===== RECORDS SHOWN

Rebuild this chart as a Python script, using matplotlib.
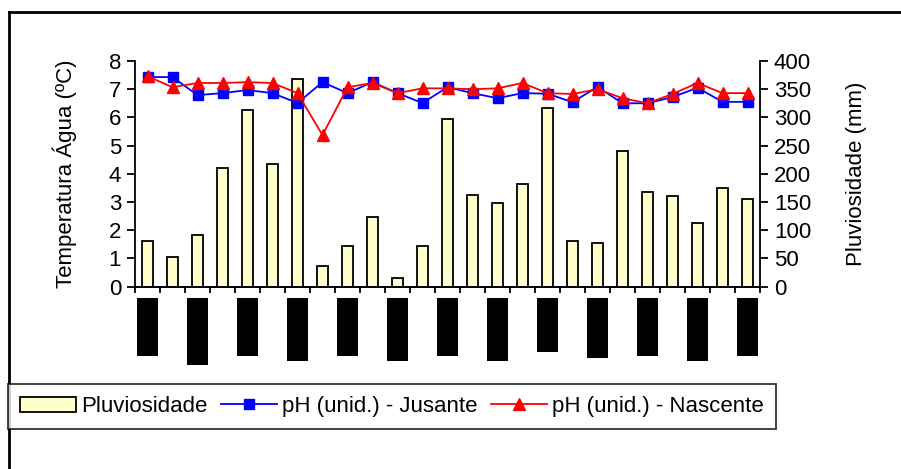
import matplotlib
matplotlib.use("Agg")
import matplotlib.pyplot as plt
import numpy as np
from matplotlib.patches import Rectangle
from matplotlib.lines import Line2D
import matplotlib.transforms as mtransforms

plt.rcParams['font.family'] = ['Liberation Sans', 'DejaVu Sans']

# monthly rainfall (mm) and pH at the two sampling points
pluviosidade = [80, 53, 92, 210, 313, 217, 368, 36, 71, 124, 15, 71, 298,
                163, 149, 181, 316, 81, 78, 241, 167, 160, 113, 174, 156]
ph_jusante = [7.43, 7.43, 6.79, 6.86, 6.97, 6.86, 6.51, 7.25, 6.86, 7.25, 6.86,
              6.51, 7.07, 6.86, 6.68, 6.86, 6.84, 6.54, 7.08, 6.50, 6.50, 6.72,
              7.05, 6.55, 6.55]
ph_nascente = [7.46, 7.07, 7.22, 7.22, 7.25, 7.22, 6.86, 5.37, 7.07, 7.22, 6.86,
               7.03, 7.03, 7.00, 7.03, 7.22, 6.86, 6.83, 7.00, 6.68, 6.50, 6.83,
               7.22, 6.86, 6.86]
# lengths (px) of the hidden, blacked-out date labels under every second month
label_len = [58, 67, 58, 63, 58, 63, 58, 63, 54, 60, 58, 63, 58]

x = np.arange(len(pluviosidade))

fig = plt.figure(figsize=(9.01, 4.69), dpi=100)
ax = fig.add_axes([135 / 901, 1 - 286.5 / 469, 625 / 901, 225.5 / 469])
ax2 = ax.twinx()

ax2.bar(x, pluviosidade, width=0.42, color='#FFFFCC', edgecolor='black',
        linewidth=1.3, label='Pluviosidade')
ax2.set_ylim(0, 400)
ax2.set_yticks(np.arange(0, 401, 50))
ax2.set_ylabel('Pluviosidade (mm)', fontsize=16, labelpad=25)

ax.plot(x, ph_jusante, color='#0000FF', marker='s', markersize=7.5,
        linewidth=1.3, label='pH (unid.) - Jusante')
ax.plot(x, ph_nascente, color='#FF0000', marker='^', markersize=8.5,
        linewidth=1.3, label='pH (unid.) - Nascente')
ax.set_ylim(0, 8)
ax.set_yticks(range(0, 9))
ax.set_ylabel('Temperatura Água (ºC)', fontsize=16, labelpad=23)
ax.set_xlim(-0.5, len(x) - 0.5)
ax.set_xticks(np.arange(-0.5, len(x), 1))
ax.set_xticklabels([])

ax.set_zorder(ax2.get_zorder() + 1)
ax.patch.set_visible(False)

for a in (ax, ax2):
    a.spines['top'].set_visible(False)
    for s in a.spines.values():
        s.set_linewidth(1.3)
    a.tick_params(axis='y', labelsize=16, length=6, width=1.3, pad=4)
ax.tick_params(axis='x', length=4, width=1.3)
ax2.spines['left'].set_visible(False)
ax.spines['right'].set_visible(False)

# blacked-out x labels
trans = mtransforms.blended_transform_factory(ax.transData, ax.transAxes)
ah = 225.5
for i, h in enumerate(label_len):
    ax.add_patch(Rectangle((2 * i - 0.42, -11.5 / ah - h / ah), 0.84, h / ah,
                           transform=trans, facecolor='black', edgecolor='none',
                           clip_on=False))

# outer frame
fig.add_artist(Line2D([9 / 901, 9 / 901], [-0.1, 1 - 12 / 469],
                      transform=fig.transFigure, color='black', linewidth=2))
fig.add_artist(Line2D([9 / 901, 1.1], [1 - 12 / 469, 1 - 12 / 469],
                      transform=fig.transFigure, color='black', linewidth=2))

h1, l1 = ax2.get_legend_handles_labels()
h2, l2 = ax.get_legend_handles_labels()
leg = fig.legend(h1 + h2, l1 + l2, loc='upper left',
                 bbox_to_anchor=(8 / 901, 1 - 384 / 469), borderaxespad=0,
                 ncol=3, fontsize=16, frameon=True, fancybox=False,
                 edgecolor='black', handlelength=2.5, handletextpad=0.25,
                 columnspacing=0.6, borderpad=0.55)
leg.get_frame().set_linewidth(1.3)

fig.savefig('out.png', dpi=100)
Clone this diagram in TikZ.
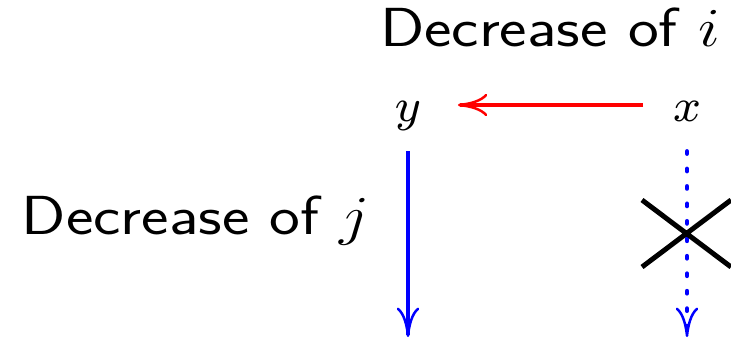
\documentclass[tikz,border=0pt]{standalone}
\usepackage{tikz}
\usetikzlibrary{arrows.meta, positioning}
\newcommand{\bigtxt}[1]{\scalebox{2.58}{\footnotesize #1}}
\newcommand{\widetxt}[1]{\scalebox{1.39}[1.17]{\huge\sffamily #1}}

\begin{document}
\begin{tikzpicture}[
  x=0.441pt, y=0.441pt,
  lbl/.style={inner sep=0pt, anchor=base},
  var/.style={inner sep=0pt, text height=14.5pt, text depth=0pt},
  arr/.style={line width=2pt, shorten <=13pt},
  >={Computer Modern Rightarrow[length=13pt, width=10pt, line width=1.1pt]}
]
\useasboundingbox (0,0) rectangle (731,339);
\node[var] (y) at (408,234) {\bigtxt{$y$}};
\node[var] (x) at (687,234) {\bigtxt{$x$}};
\node[lbl] (deci) at (550,292) {\widetxt{Decrease of $i$}};
\node[lbl] (decj) at (196,105) {\widetxt{Decrease of $j$}};
\coordinate (ybot) at (408,2);
\coordinate (xbot) at (687,2);

\draw[->, arr, red, shorten >=16pt] (x) -- (y);
\draw[->, arr, blue] (y) -- (ybot);
\draw[->, arr, blue, line cap=round, dash pattern=on 1pt off 6.7pt] (x) -- (xbot);
% crossed out
\draw[line width=2.2pt] (642,139) -- (731,72) (642,72) -- (731,139);
\end{tikzpicture}
\end{document}
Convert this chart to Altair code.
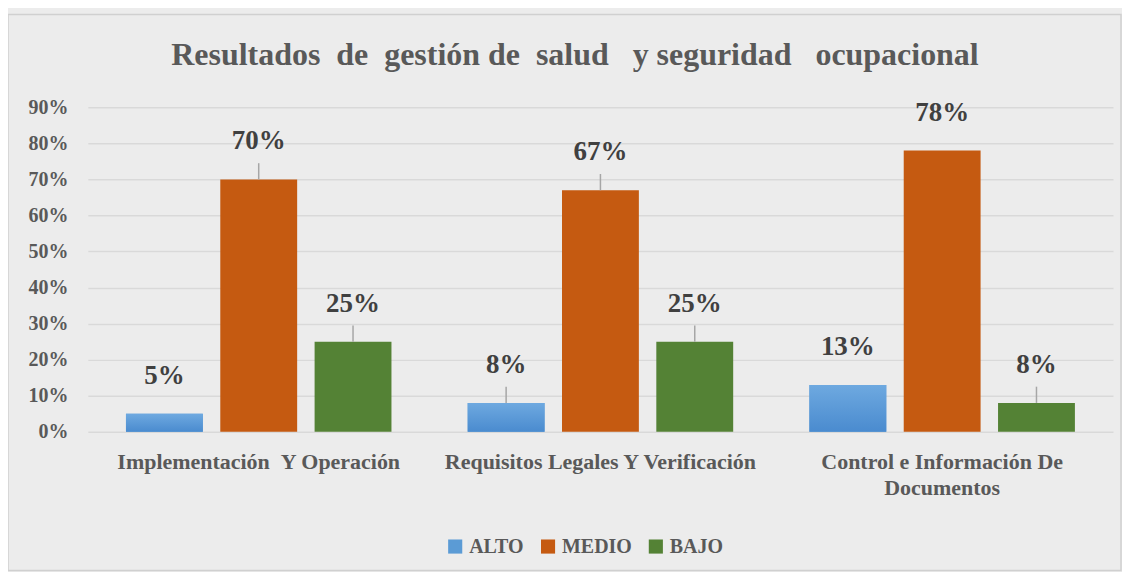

==========

SHORT PROBLEM = Copy each line of the listing that contains the string "chart".

TASK RESPONSE =
Rebuild this chart as a Python script, using matplotlib.
Convert this chart to Altair code.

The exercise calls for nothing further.